The Eddie Aikau Big Wave Invitational 2024: Waiting for the Perfect Swell

The whole big-wave tribe is buzzing right now, and it ain’t just because winter hit the North Shore. The calendar is lit up with a single date that means more to the heavy-water crew than any contest check ever could. We’re talking about the Eddie, the Quiksilver Big Wave Invitational in Memory of Eddie Aikau. For those who live for the lullaby of giant swell crashing against black volcanic rock, this isn’t just a contest. It’s a pilgrimage. It’s a ceremony. It’s the one day on the surf calendar where the ocean decides who gets to paddle out into the hallowed lineup at Waimea Bay, not some promoter or a seed chart.

Right now, the holding period for the 2024/2025 event is open, stretching from December into late February or early March. That’s the window where the north Pacific turns into a swell factory, spinning out those juicy, organized lines of energy that make Waimea Bay the throne of Hawaiian surfing. But here’s the stinger: the event only runs when the ocean throws a proper tantrum. We’re talking about a minimum of twenty-foot faces on the buoy, but in reality, nobody’s cracking a beer until the sets are pushing thirty feet or better on the outer reefs. The committee, led by the legendary Clyde Aikau, watches the charts like a hawk over a field mouse. They need that clean, lined-up, monster swell that lets the boys paddle in, not get towed, into the biggest waves of their lives.

And that’s the soul of the event. It honors Eddie Aikau, the first lifeguard at Waimea who saved more lives than anyone can count and whose spirit was all about dropping into the pit of the biggest wave and coming out the other side with a grin. Eddie would go.
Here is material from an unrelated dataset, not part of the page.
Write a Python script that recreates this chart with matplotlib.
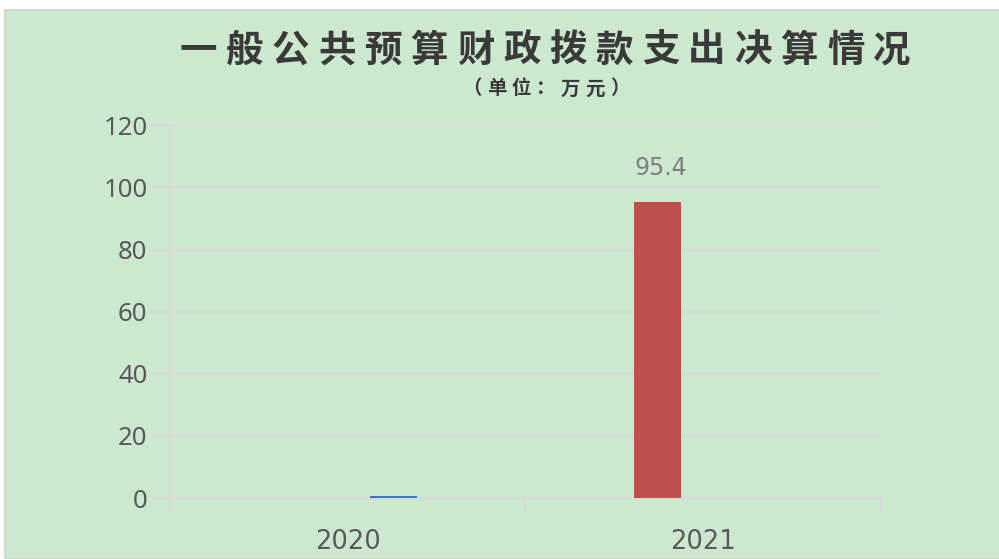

That’s the mantra. When the conditions get gnarly, when the wind is howling offshore and the faces look like moving walls of green marble, the question is always the same: are you going to paddle out? The invite list is a who’s who of chargers. Guys like John John Florence, Kelly Slater when he’s feeling it, Kai Lenny, who does stuff on a surfboard that doesn’t seem human, and legends like Ross Clarke-Jones and Greg Long. These surfers don’t just show up for the prize money. They show up because they want to write their name on that trophy, to have their moment in the channel where Eddie himself pulled people out of the milk.

The vibe on an Eddie day is electric, the kind of energy that charges the whole island. The road to Waimea Bay turns into a parking lot hours before the horn sounds. Locals, groms, old salts, and tourists who have no idea what they’re about to see all crowd the cliffside. The air smells like salt, sunscreen, and adrenaline. When the first siren wails, signaling the start of the heat, you can feel the ground shake under your feet as a massive set unloads on the outer reef. The paddle battle is insane. These guys are fighting not just for position but for their lives, stroking into faces that would crumble a battleship. The drop is close to vertical, a free fall into a bowl that wants to swallow you whole. The bottom turn has to be deep, committed, a razor’s edge between making the barrel and getting pitched over the falls into what the locals call the “green room.” If you make it, you’re flying across the face, the lip spitting you out onto the shoulder while the crowd roars. If you don’t, you’re in for a massive hold-down, holding your breath under a liquid avalanche while the current tries to pin you to the reef.

This year’s waiting period feels particularly special. The swell models have been flirting with the big numbers, but so far, the stuff has been a bit too wind-chopped or just not lined up right. The ocean is keeping its cards close to the chest. Yet, that’s the beauty of it. Every morning during the window, surfers around the world wake up and check the buoys first thing, hoping for that green light. It’s the ultimate chase of the endless summer, except you’re chasing the rawest, most powerful winter the North Shore can sling at you.

When the call finally comes, and it will, the entire surfing world stops what it’s doing. Work gets blown off. Plane tickets get booked. Social media goes dark because you want to watch it raw, not through a screen. The Eddie isn’t just a calendar event. It’s a testament to what we’re all chasing out there. That pure, terrifying, beautiful moment when you commit to a wave that could end your session for good, and you make it. That’s Eddie’s spirit. That’s what we’re waiting for. So keep your eyes on the buoys and your heart in the water. The Bay is calling, and when it answers, the stoke will be real.